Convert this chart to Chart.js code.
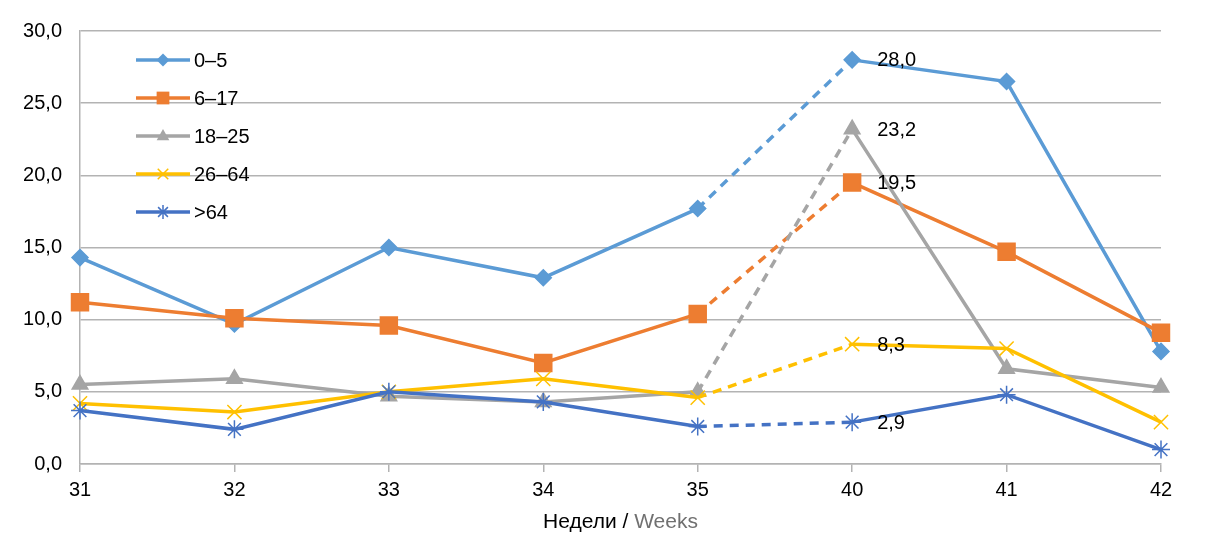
<!DOCTYPE html>
<html>
<head>
<meta charset="utf-8">
<script src="https://cdn.jsdelivr.net/npm/chart.js@4/dist/chart.umd.min.js"></script>
<style>
  body { margin: 0; background: #fff; }
</style>
</head>
<body>
<canvas id="graph" width="1207" height="544"></canvas>
<script>
const weeks = ["31", "32", "33", "34", "35", "40", "41", "42"]
const seriesNames = ["0–5", "6–17", "18–25", "26–64", ">64"]
const ages0to5 = [14.3, 9.7, 15.0, 12.9, 17.7, 28.0, 26.5, 7.8]
const ages6to17 = [11.2, 10.1, 9.6, 7.0, 10.4, 19.5, 14.7, 9.1]
const ages18to25 = [5.5, 5.9, 4.7, 4.3, 5.0, 23.2, 6.6, 5.3]
const ages26to64 = [4.2, 3.6, 5.0, 5.9, 4.6, 8.3, 8.0, 2.9]
const agesOver64 = [3.7, 2.4, 5.0, 4.3, 2.6, 2.9, 4.8, 1.0]
const yTicks = [0, 5, 10, 15, 20, 25, 30]
const labelledWeek = 5

const seriesValues = [ages0to5, ages6to17, ages18to25, ages26to64, agesOver64]
const colors = ["#5B9BD5", "#ED7D31", "#A5A5A5", "#FFC000", "#4472C4"]
const markers = ["rectRot", "rect", "triangle", "crossRot", "star"]
const markerSizes = [8, 12, 9, 10, 9]
const legendSizes = [6.5, 7.5, 7, 7, 7]

const fontFamily = "'Liberation Sans', Arial, sans-serif"
const gridColor = "#B3B3B3"

function fmt(v) {
    return v.toFixed(1).replace(".", ",")
}

// draw a marker for the custom legend
function drawMarker(ctx, style, x, y, r, color) {
    ctx.save()
    ctx.fillStyle = color
    ctx.strokeStyle = color
    ctx.lineWidth = 1.5
    ctx.beginPath()
    if (style === "rectRot") {
        ctx.moveTo(x, y - r)
        ctx.lineTo(x + r, y)
        ctx.lineTo(x, y + r)
        ctx.lineTo(x - r, y)
        ctx.closePath()
        ctx.fill()
    } else if (style === "rect") {
        ctx.rect(x - r * 0.85, y - r * 0.85, r * 1.7, r * 1.7)
        ctx.fill()
    } else if (style === "triangle") {
        ctx.moveTo(x, y - r)
        ctx.lineTo(x + r * 0.9, y + r * 0.6)
        ctx.lineTo(x - r * 0.9, y + r * 0.6)
        ctx.closePath()
        ctx.fill()
    } else if (style === "crossRot") {
        let d = r * 0.75
        ctx.moveTo(x - d, y - d); ctx.lineTo(x + d, y + d)
        ctx.moveTo(x + d, y - d); ctx.lineTo(x - d, y + d)
        ctx.stroke()
    } else {
        let d = r * 0.7
        ctx.moveTo(x - d, y - d); ctx.lineTo(x + d, y + d)
        ctx.moveTo(x + d, y - d); ctx.lineTo(x - d, y + d)
        ctx.moveTo(x, y - r); ctx.lineTo(x, y + r)
        ctx.stroke()
    }
    ctx.restore()
}

const legendAndLabels = {
    id: "legendAndLabels",
    afterDatasetsDraw(chart) {
        const ctx = chart.ctx
        ctx.save()
        ctx.font = "20px " + fontFamily
        ctx.textBaseline = "middle"
        ctx.textAlign = "left"

        // legend
        for (let i = 0; i < seriesNames.length; i++) {
            let y = 60 + i * 38
            ctx.strokeStyle = colors[i]
            ctx.lineWidth = 3.5
            ctx.beginPath()
            ctx.moveTo(136, y)
            ctx.lineTo(190, y)
            ctx.stroke()
            drawMarker(ctx, markers[i], 163, y, legendSizes[i], colors[i])
            ctx.fillStyle = "#000"
            ctx.fillText(seriesNames[i], 194, y + 1)
        }

        // values at week 40
        ctx.fillStyle = "#000"
        for (let i = 0; i < seriesValues.length; i++) {
            let el = chart.getDatasetMeta(i).data[labelledWeek]
            ctx.fillText(fmt(seriesValues[i][labelledWeek]), el.x + 25, el.y + 1)
        }

        // axis title in two colours
        ctx.font = "21px " + fontFamily
        let part1 = "Недели / "
        let part2 = "Weeks"
        let w1 = ctx.measureText(part1).width
        let w2 = ctx.measureText(part2).width
        let cx = (chart.chartArea.left + chart.chartArea.right) / 2
        let x0 = cx - (w1 + w2) / 2
        ctx.fillStyle = "#000"
        ctx.fillText(part1, x0, 522)
        ctx.fillStyle = "#707070"
        ctx.fillText(part2, x0 + w1, 522)
        ctx.restore()
    },
}

const chartID = document.getElementById("graph").getContext("2d")
let graphic = new Chart(chartID, {
    type: "line",
    data: {
        labels: weeks,
        datasets: seriesValues.map((values, i) => ({
            label: seriesNames[i],
            data: values,
            borderColor: colors[i],
            backgroundColor: colors[i],
            borderWidth: 3.5,
            pointStyle: markers[i],
            pointRadius: markerSizes[i],
            pointBorderWidth: 1.5,
            pointBorderColor: colors[i],
            pointBackgroundColor: colors[i],
            tension: 0,
            order: seriesValues.length - i,
            segment: {
                borderDash: (ctx) => (ctx.p0DataIndex === 4 ? [9, 7] : undefined),
            },
        })),
    },
    options: {
        responsive: false,
        animation: false,
        layout: { padding: { top: 31, right: 46, left: 0, bottom: 0 } },
        plugins: {
            legend: { display: false },
            tooltip: { enabled: false },
        },
        scales: {
            x: {
                offset: false,
                grid: {
                    drawOnChartArea: false,
                    tickLength: 8,
                    color: gridColor,
                    lineWidth: 1.5,
                },
                border: { color: gridColor, width: 1.5 },
                ticks: {
                    color: "#000",
                    font: { size: 20, family: fontFamily },
                    padding: 6,
                    maxRotation: 0,
                },
                afterFit: (scale) => {
                    scale.height = 80
                },
            },
            y: {
                min: 0,
                max: 30,
                afterBuildTicks: (scale) => {
                    scale.ticks = yTicks.map((v) => ({ value: v }))
                },
                grid: {
                    drawTicks: false,
                    color: gridColor,
                    lineWidth: 1.5,
                },
                border: { color: gridColor, width: 1.5 },
                ticks: {
                    color: "#000",
                    font: { size: 20, family: fontFamily },
                    padding: 18,
                    callback: (v) => fmt(v),
                },
                afterFit: (scale) => {
                    scale.width = 80
                },
            },
        },
    },
    plugins: [legendAndLabels],
})
</script>
</body>
</html>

━━━━━━━━━━━━━━━━━━━━

- **Task requirements**: Pictures are to be left out; repeat all the remaining data exactly.

- **Response below**:
Convert this chart to Chart.js code.
<!DOCTYPE html>
<html>
<head>
<meta charset="utf-8">
<script src="https://cdn.jsdelivr.net/npm/chart.js@4/dist/chart.umd.min.js"></script>
<style>
  body { margin: 0; background: #fff; }
</style>
</head>
<body>
<canvas id="graph" width="1207" height="544"></canvas>
<script>
const weeks = ["31", "32", "33", "34", "35", "40", "41", "42"]
const seriesNames = ["0–5", "6–17", "18–25", "26–64", ">64"]
const ages0to5 = [14.3, 9.7, 15.0, 12.9, 17.7, 28.0, 26.5, 7.8]
const ages6to17 = [11.2, 10.1, 9.6, 7.0, 10.4, 19.5, 14.7, 9.1]
const ages18to25 = [5.5, 5.9, 4.7, 4.3, 5.0, 23.2, 6.6, 5.3]
const ages26to64 = [4.2, 3.6, 5.0, 5.9, 4.6, 8.3, 8.0, 2.9]
const agesOver64 = [3.7, 2.4, 5.0, 4.3, 2.6, 2.9, 4.8, 1.0]
const yTicks = [0, 5, 10, 15, 20, 25, 30]
const labelledWeek = 5

const seriesValues = [ages0to5, ages6to17, ages18to25, ages26to64, agesOver64]
const colors = ["#5B9BD5", "#ED7D31", "#A5A5A5", "#FFC000", "#4472C4"]
const markers = ["rectRot", "rect", "triangle", "crossRot", "star"]
const markerSizes = [8, 12, 9, 10, 9]
const legendSizes = [6.5, 7.5, 7, 7, 7]

const fontFamily = "'Liberation Sans', Arial, sans-serif"
const gridColor = "#B3B3B3"

function fmt(v) {
    return v.toFixed(1).replace(".", ",")
}

// draw a marker for the custom legend
function drawMarker(ctx, style, x, y, r, color) {
    ctx.save()
    ctx.fillStyle = color
    ctx.strokeStyle = color
    ctx.lineWidth = 1.5
    ctx.beginPath()
    if (style === "rectRot") {
        ctx.moveTo(x, y - r)
        ctx.lineTo(x + r, y)
        ctx.lineTo(x, y + r)
        ctx.lineTo(x - r, y)
        ctx.closePath()
        ctx.fill()
    } else if (style === "rect") {
        ctx.rect(x - r * 0.85, y - r * 0.85, r * 1.7, r * 1.7)
        ctx.fill()
    } else if (style === "triangle") {
        ctx.moveTo(x, y - r)
        ctx.lineTo(x + r * 0.9, y + r * 0.6)
        ctx.lineTo(x - r * 0.9, y + r * 0.6)
        ctx.closePath()
        ctx.fill()
    } else if (style === "crossRot") {
        let d = r * 0.75
        ctx.moveTo(x - d, y - d); ctx.lineTo(x + d, y + d)
        ctx.moveTo(x + d, y - d); ctx.lineTo(x - d, y + d)
        ctx.stroke()
    } else {
        let d = r * 0.7
        ctx.moveTo(x - d, y - d); ctx.lineTo(x + d, y + d)
        ctx.moveTo(x + d, y - d); ctx.lineTo(x - d, y + d)
        ctx.moveTo(x, y - r); ctx.lineTo(x, y + r)
        ctx.stroke()
    }
    ctx.restore()
}

const legendAndLabels = {
    id: "legendAndLabels",
    afterDatasetsDraw(chart) {
        const ctx = chart.ctx
        ctx.save()
        ctx.font = "20px " + fontFamily
        ctx.textBaseline = "middle"
        ctx.textAlign = "left"

        // legend
        for (let i = 0; i < seriesNames.length; i++) {
            let y = 60 + i * 38
            ctx.strokeStyle = colors[i]
            ctx.lineWidth = 3.5
            ctx.beginPath()
            ctx.moveTo(136, y)
            ctx.lineTo(190, y)
            ctx.stroke()
            drawMarker(ctx, markers[i], 163, y, legendSizes[i], colors[i])
            ctx.fillStyle = "#000"
            ctx.fillText(seriesNames[i], 194, y + 1)
        }

        // values at week 40
        ctx.fillStyle = "#000"
        for (let i = 0; i < seriesValues.length; i++) {
            let el = chart.getDatasetMeta(i).data[labelledWeek]
            ctx.fillText(fmt(seriesValues[i][labelledWeek]), el.x + 25, el.y + 1)
        }

        // axis title in two colours
        ctx.font = "21px " + fontFamily
        let part1 = "Недели / "
        let part2 = "Weeks"
        let w1 = ctx.measureText(part1).width
        let w2 = ctx.measureText(part2).width
        let cx = (chart.chartArea.left + chart.chartArea.right) / 2
        let x0 = cx - (w1 + w2) / 2
        ctx.fillStyle = "#000"
        ctx.fillText(part1, x0, 522)
        ctx.fillStyle = "#707070"
        ctx.fillText(part2, x0 + w1, 522)
        ctx.restore()
    },
}

const chartID = document.getElementById("graph").getContext("2d")
let graphic = new Chart(chartID, {
    type: "line",
    data: {
        labels: weeks,
        datasets: seriesValues.map((values, i) => ({
            label: seriesNames[i],
            data: values,
            borderColor: colors[i],
            backgroundColor: colors[i],
            borderWidth: 3.5,
            pointStyle: markers[i],
            pointRadius: markerSizes[i],
            pointBorderWidth: 1.5,
            pointBorderColor: colors[i],
            pointBackgroundColor: colors[i],
            tension: 0,
            order: seriesValues.length - i,
            segment: {
                borderDash: (ctx) => (ctx.p0DataIndex === 4 ? [9, 7] : undefined),
            },
        })),
    },
    options: {
        responsive: false,
        animation: false,
        layout: { padding: { top: 31, right: 46, left: 0, bottom: 0 } },
        plugins: {
            legend: { display: false },
            tooltip: { enabled: false },
        },
        scales: {
            x: {
                offset: false,
                grid: {
                    drawOnChartArea: false,
                    tickLength: 8,
                    color: gridColor,
                    lineWidth: 1.5,
                },
                border: { color: gridColor, width: 1.5 },
                ticks: {
                    color: "#000",
                    font: { size: 20, family: fontFamily },
                    padding: 6,
                    maxRotation: 0,
                },
                afterFit: (scale) => {
                    scale.height = 80
                },
            },
            y: {
                min: 0,
                max: 30,
                afterBuildTicks: (scale) => {
                    scale.ticks = yTicks.map((v) => ({ value: v }))
                },
                grid: {
                    drawTicks: false,
                    color: gridColor,
                    lineWidth: 1.5,
                },
                border: { color: gridColor, width: 1.5 },
                ticks: {
                    color: "#000",
                    font: { size: 20, family: fontFamily },
                    padding: 18,
                    callback: (v) => fmt(v),
                },
                afterFit: (scale) => {
                    scale.width = 80
                },
            },
        },
    },
    plugins: [legendAndLabels],
})
</script>
</body>
</html>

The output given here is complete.